Each feed station we dipped our caps and wrists in iced water and drank and poured as much water over ourselves as we could. I managed to pick up a water carrier someone had dropped, filling that at each feed, sipping and spraying water over Becky and myself throughout. A god send to try keep the heat at bay! Around mile 9 there’s an ascent on a long stretch of the Queen K that literally goes on FOREVER, like 6+ miles straight with zero support. I started to struggle so it was Becky’s turn to support me and give me a shoulder to sit on as she’d livened up as was super spritely by this point. Gotta love her! We got up, but that was certainly one of the “dig deep” sections of the run course for me. It hurt! Next was a descent into the energy lab which was pumping giving us a much needed boost. At this point my stomach was getting quite upset with itself and I didn’t want to hold a strong Becky up. To her disgust I made her run on and leave me to it! At one point I thought I was going to be able to run with her again but my stomach was having none of it! Gutting. It literally is Switzerland all over again except this time we were both consistently and constantly running and moving, huge improvement.
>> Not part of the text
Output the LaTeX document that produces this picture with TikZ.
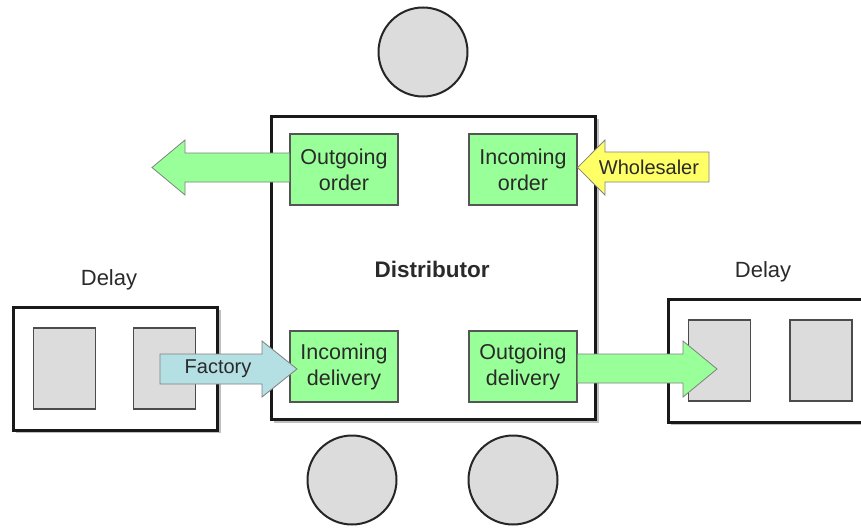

This is something we’re pleased about as demonstrates we’ve learned! With far too many loo stops to count I managed to settle my stomach and with 10k to go I realised I had an hour to get a sub 13 hour time overall… time to “race”. Not part of my original plan. I found strength that I knew was there but knew would take some serious mental toughness to tap into. I counted to eight for each footstep replaying the mantra “pain is temporary, pride if forever” to get me through that hour, somehow finding the strength to push and better the required pace. It took what felt a long time coming but all of a sudden I was on the road parallel to the finish chute and the final leg. Yes!!!
The finish chute is buzzing and soooo long. What a feeling running on the spongy carpet. I crossed the line in a time of 12.56.16… sub 13 hours. Whooo. I am a World Championships Ironman. Wow that sounds pretty cool and somethings “normal” people like me don’t get to say. Think I’m going to have to keep pinching myself. It’s been a massive financial and personal commitment to race in Kona but worth everything I’ve sacrificed and more. I do literally believe I will be proud forever for this one. Bragging rights now and also when I’m sat in a nursing home one day!
Don’t get me wrong I’m ready to put my feet up after a busy few weeks racing in Bilbao and Kona but I need the strong mind and body in Utah later this month for the 70.3 World Championships. Once that’s done I will achieve, what to me is the most perfect year of racing but more to come on that in what’ll be the final 2022 race report I guess! As always thank you to the OTCF team mates who have been super supportive and encouraging. I was unable to keep up with the messages of support. I think I replied to each message on the flight home but if I missed yours I apologise. You guys literally are the best and amazing! As always thanks to Steve for the preparation and giving me the extra confidence boost that I could do it. Also to Rob, my poor boyfriend who probably suffers the most seems I treat the our home as a dinner, bed & breakfast most of the time! Love you all lots and forever in your debt.